Collected material:

----

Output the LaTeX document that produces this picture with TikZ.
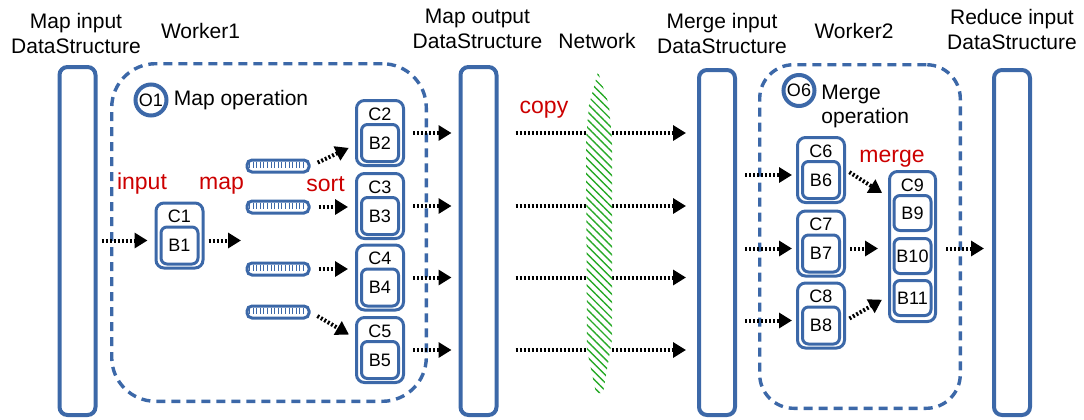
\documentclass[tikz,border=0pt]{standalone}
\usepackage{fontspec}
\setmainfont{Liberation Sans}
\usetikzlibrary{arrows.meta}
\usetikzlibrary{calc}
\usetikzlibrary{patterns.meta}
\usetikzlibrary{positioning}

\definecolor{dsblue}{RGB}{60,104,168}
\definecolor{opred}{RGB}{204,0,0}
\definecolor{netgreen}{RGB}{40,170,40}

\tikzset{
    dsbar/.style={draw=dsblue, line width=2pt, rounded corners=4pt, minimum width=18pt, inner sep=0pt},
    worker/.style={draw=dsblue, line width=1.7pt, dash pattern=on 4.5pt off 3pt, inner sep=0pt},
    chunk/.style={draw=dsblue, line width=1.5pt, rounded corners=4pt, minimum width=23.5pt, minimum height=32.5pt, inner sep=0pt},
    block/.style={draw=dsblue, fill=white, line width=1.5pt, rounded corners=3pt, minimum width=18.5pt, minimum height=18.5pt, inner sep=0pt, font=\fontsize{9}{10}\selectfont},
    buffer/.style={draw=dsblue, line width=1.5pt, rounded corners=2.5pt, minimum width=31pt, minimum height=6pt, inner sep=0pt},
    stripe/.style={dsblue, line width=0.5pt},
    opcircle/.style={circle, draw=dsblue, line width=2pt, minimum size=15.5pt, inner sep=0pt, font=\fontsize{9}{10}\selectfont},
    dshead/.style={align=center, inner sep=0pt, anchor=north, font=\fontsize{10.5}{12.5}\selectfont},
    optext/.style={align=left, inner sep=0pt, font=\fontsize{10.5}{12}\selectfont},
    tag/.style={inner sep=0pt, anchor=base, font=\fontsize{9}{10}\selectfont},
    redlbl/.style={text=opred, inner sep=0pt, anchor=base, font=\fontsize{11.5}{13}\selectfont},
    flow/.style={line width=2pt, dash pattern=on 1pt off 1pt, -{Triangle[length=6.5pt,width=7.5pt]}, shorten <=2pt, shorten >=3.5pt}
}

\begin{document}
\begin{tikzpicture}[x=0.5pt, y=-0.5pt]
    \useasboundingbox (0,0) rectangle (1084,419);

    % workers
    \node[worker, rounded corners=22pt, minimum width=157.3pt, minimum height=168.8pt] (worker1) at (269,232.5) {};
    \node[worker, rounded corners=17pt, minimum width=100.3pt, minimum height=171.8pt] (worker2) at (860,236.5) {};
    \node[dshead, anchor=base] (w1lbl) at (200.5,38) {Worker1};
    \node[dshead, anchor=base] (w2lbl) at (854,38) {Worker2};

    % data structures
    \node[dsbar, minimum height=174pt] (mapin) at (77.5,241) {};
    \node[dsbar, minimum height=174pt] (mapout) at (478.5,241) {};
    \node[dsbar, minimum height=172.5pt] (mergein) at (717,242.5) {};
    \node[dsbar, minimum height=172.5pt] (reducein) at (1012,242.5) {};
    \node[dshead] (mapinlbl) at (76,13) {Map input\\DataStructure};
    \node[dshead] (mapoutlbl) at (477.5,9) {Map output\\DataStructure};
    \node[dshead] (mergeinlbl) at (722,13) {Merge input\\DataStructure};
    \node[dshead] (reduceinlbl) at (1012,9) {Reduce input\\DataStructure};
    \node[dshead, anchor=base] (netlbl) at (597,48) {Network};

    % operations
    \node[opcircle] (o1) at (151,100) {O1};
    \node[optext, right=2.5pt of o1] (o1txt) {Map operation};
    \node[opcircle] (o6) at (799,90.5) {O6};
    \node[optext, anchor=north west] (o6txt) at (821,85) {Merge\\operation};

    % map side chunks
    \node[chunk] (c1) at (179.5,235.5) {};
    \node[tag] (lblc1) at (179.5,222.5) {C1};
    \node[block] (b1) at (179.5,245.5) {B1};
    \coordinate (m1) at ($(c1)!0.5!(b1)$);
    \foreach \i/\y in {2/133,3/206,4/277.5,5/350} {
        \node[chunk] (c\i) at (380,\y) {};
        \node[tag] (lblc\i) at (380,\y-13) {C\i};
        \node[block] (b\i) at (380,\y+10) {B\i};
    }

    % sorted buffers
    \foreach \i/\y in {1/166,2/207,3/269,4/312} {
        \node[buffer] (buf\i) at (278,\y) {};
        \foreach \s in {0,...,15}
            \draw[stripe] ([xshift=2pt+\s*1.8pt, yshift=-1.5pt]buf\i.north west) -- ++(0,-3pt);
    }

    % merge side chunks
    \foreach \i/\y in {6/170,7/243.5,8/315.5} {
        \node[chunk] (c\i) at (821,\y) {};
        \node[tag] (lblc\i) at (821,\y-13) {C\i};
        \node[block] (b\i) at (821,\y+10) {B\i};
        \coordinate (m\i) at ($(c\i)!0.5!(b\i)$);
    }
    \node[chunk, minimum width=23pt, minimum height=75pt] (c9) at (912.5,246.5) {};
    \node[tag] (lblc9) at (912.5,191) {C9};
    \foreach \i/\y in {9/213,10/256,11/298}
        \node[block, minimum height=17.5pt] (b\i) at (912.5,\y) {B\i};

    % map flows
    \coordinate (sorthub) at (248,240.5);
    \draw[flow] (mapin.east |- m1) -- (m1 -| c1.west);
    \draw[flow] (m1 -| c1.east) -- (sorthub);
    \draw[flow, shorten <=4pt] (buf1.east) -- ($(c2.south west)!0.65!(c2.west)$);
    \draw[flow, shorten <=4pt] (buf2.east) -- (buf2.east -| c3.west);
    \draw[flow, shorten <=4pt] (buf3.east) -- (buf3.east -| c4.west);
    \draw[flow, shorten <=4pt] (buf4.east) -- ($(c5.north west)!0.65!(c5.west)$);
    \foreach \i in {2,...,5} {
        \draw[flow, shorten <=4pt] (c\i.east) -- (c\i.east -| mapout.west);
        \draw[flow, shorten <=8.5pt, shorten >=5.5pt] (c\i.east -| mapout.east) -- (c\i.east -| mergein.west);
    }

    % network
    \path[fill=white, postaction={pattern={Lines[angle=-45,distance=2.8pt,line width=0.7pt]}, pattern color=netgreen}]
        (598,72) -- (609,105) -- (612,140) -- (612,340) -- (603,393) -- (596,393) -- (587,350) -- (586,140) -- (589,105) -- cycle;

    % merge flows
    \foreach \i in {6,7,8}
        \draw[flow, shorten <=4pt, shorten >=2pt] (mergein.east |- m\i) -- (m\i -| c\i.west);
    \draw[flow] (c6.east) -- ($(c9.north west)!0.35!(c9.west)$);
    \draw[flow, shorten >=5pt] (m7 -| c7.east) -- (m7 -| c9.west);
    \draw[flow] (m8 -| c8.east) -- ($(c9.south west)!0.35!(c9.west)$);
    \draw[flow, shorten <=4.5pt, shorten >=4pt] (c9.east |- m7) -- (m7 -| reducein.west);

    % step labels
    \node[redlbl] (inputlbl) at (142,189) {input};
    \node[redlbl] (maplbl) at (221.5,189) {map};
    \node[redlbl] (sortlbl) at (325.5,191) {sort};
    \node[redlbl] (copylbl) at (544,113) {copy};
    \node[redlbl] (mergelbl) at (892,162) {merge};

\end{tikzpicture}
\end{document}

----

What the task asks: Restate the listing above word for word, and skip the pictures.

Solution:
Output the LaTeX document that produces this picture with TikZ.
\documentclass[tikz,border=0pt]{standalone}
\usepackage{fontspec}
\setmainfont{Liberation Sans}
\usetikzlibrary{arrows.meta}
\usetikzlibrary{calc}
\usetikzlibrary{patterns.meta}
\usetikzlibrary{positioning}

\definecolor{dsblue}{RGB}{60,104,168}
\definecolor{opred}{RGB}{204,0,0}
\definecolor{netgreen}{RGB}{40,170,40}

\tikzset{
    dsbar/.style={draw=dsblue, line width=2pt, rounded corners=4pt, minimum width=18pt, inner sep=0pt},
    worker/.style={draw=dsblue, line width=1.7pt, dash pattern=on 4.5pt off 3pt, inner sep=0pt},
    chunk/.style={draw=dsblue, line width=1.5pt, rounded corners=4pt, minimum width=23.5pt, minimum height=32.5pt, inner sep=0pt},
    block/.style={draw=dsblue, fill=white, line width=1.5pt, rounded corners=3pt, minimum width=18.5pt, minimum height=18.5pt, inner sep=0pt, font=\fontsize{9}{10}\selectfont},
    buffer/.style={draw=dsblue, line width=1.5pt, rounded corners=2.5pt, minimum width=31pt, minimum height=6pt, inner sep=0pt},
    stripe/.style={dsblue, line width=0.5pt},
    opcircle/.style={circle, draw=dsblue, line width=2pt, minimum size=15.5pt, inner sep=0pt, font=\fontsize{9}{10}\selectfont},
    dshead/.style={align=center, inner sep=0pt, anchor=north, font=\fontsize{10.5}{12.5}\selectfont},
    optext/.style={align=left, inner sep=0pt, font=\fontsize{10.5}{12}\selectfont},
    tag/.style={inner sep=0pt, anchor=base, font=\fontsize{9}{10}\selectfont},
    redlbl/.style={text=opred, inner sep=0pt, anchor=base, font=\fontsize{11.5}{13}\selectfont},
    flow/.style={line width=2pt, dash pattern=on 1pt off 1pt, -{Triangle[length=6.5pt,width=7.5pt]}, shorten <=2pt, shorten >=3.5pt}
}

\begin{document}
\begin{tikzpicture}[x=0.5pt, y=-0.5pt]
    \useasboundingbox (0,0) rectangle (1084,419);

    % workers
    \node[worker, rounded corners=22pt, minimum width=157.3pt, minimum height=168.8pt] (worker1) at (269,232.5) {};
    \node[worker, rounded corners=17pt, minimum width=100.3pt, minimum height=171.8pt] (worker2) at (860,236.5) {};
    \node[dshead, anchor=base] (w1lbl) at (200.5,38) {Worker1};
    \node[dshead, anchor=base] (w2lbl) at (854,38) {Worker2};

    % data structures
    \node[dsbar, minimum height=174pt] (mapin) at (77.5,241) {};
    \node[dsbar, minimum height=174pt] (mapout) at (478.5,241) {};
    \node[dsbar, minimum height=172.5pt] (mergein) at (717,242.5) {};
    \node[dsbar, minimum height=172.5pt] (reducein) at (1012,242.5) {};
    \node[dshead] (mapinlbl) at (76,13) {Map input\\DataStructure};
    \node[dshead] (mapoutlbl) at (477.5,9) {Map output\\DataStructure};
    \node[dshead] (mergeinlbl) at (722,13) {Merge input\\DataStructure};
    \node[dshead] (reduceinlbl) at (1012,9) {Reduce input\\DataStructure};
    \node[dshead, anchor=base] (netlbl) at (597,48) {Network};

    % operations
    \node[opcircle] (o1) at (151,100) {O1};
    \node[optext, right=2.5pt of o1] (o1txt) {Map operation};
    \node[opcircle] (o6) at (799,90.5) {O6};
    \node[optext, anchor=north west] (o6txt) at (821,85) {Merge\\operation};

    % map side chunks
    \node[chunk] (c1) at (179.5,235.5) {};
    \node[tag] (lblc1) at (179.5,222.5) {C1};
    \node[block] (b1) at (179.5,245.5) {B1};
    \coordinate (m1) at ($(c1)!0.5!(b1)$);
    \foreach \i/\y in {2/133,3/206,4/277.5,5/350} {
        \node[chunk] (c\i) at (380,\y) {};
        \node[tag] (lblc\i) at (380,\y-13) {C\i};
        \node[block] (b\i) at (380,\y+10) {B\i};
    }

    % sorted buffers
    \foreach \i/\y in {1/166,2/207,3/269,4/312} {
        \node[buffer] (buf\i) at (278,\y) {};
        \foreach \s in {0,...,15}
            \draw[stripe] ([xshift=2pt+\s*1.8pt, yshift=-1.5pt]buf\i.north west) -- ++(0,-3pt);
    }

    % merge side chunks
    \foreach \i/\y in {6/170,7/243.5,8/315.5} {
        \node[chunk] (c\i) at (821,\y) {};
        \node[tag] (lblc\i) at (821,\y-13) {C\i};
        \node[block] (b\i) at (821,\y+10) {B\i};
        \coordinate (m\i) at ($(c\i)!0.5!(b\i)$);
    }
    \node[chunk, minimum width=23pt, minimum height=75pt] (c9) at (912.5,246.5) {};
    \node[tag] (lblc9) at (912.5,191) {C9};
    \foreach \i/\y in {9/213,10/256,11/298}
        \node[block, minimum height=17.5pt] (b\i) at (912.5,\y) {B\i};

    % map flows
    \coordinate (sorthub) at (248,240.5);
    \draw[flow] (mapin.east |- m1) -- (m1 -| c1.west);
    \draw[flow] (m1 -| c1.east) -- (sorthub);
    \draw[flow, shorten <=4pt] (buf1.east) -- ($(c2.south west)!0.65!(c2.west)$);
    \draw[flow, shorten <=4pt] (buf2.east) -- (buf2.east -| c3.west);
    \draw[flow, shorten <=4pt] (buf3.east) -- (buf3.east -| c4.west);
    \draw[flow, shorten <=4pt] (buf4.east) -- ($(c5.north west)!0.65!(c5.west)$);
    \foreach \i in {2,...,5} {
        \draw[flow, shorten <=4pt] (c\i.east) -- (c\i.east -| mapout.west);
        \draw[flow, shorten <=8.5pt, shorten >=5.5pt] (c\i.east -| mapout.east) -- (c\i.east -| mergein.west);
    }

    % network
    \path[fill=white, postaction={pattern={Lines[angle=-45,distance=2.8pt,line width=0.7pt]}, pattern color=netgreen}]
        (598,72) -- (609,105) -- (612,140) -- (612,340) -- (603,393) -- (596,393) -- (587,350) -- (586,140) -- (589,105) -- cycle;

    % merge flows
    \foreach \i in {6,7,8}
        \draw[flow, shorten <=4pt, shorten >=2pt] (mergein.east |- m\i) -- (m\i -| c\i.west);
    \draw[flow] (c6.east) -- ($(c9.north west)!0.35!(c9.west)$);
    \draw[flow, shorten >=5pt] (m7 -| c7.east) -- (m7 -| c9.west);
    \draw[flow] (m8 -| c8.east) -- ($(c9.south west)!0.35!(c9.west)$);
    \draw[flow, shorten <=4.5pt, shorten >=4pt] (c9.east |- m7) -- (m7 -| reducein.west);

    % step labels
    \node[redlbl] (inputlbl) at (142,189) {input};
    \node[redlbl] (maplbl) at (221.5,189) {map};
    \node[redlbl] (sortlbl) at (325.5,191) {sort};
    \node[redlbl] (copylbl) at (544,113) {copy};
    \node[redlbl] (mergelbl) at (892,162) {merge};

\end{tikzpicture}
\end{document}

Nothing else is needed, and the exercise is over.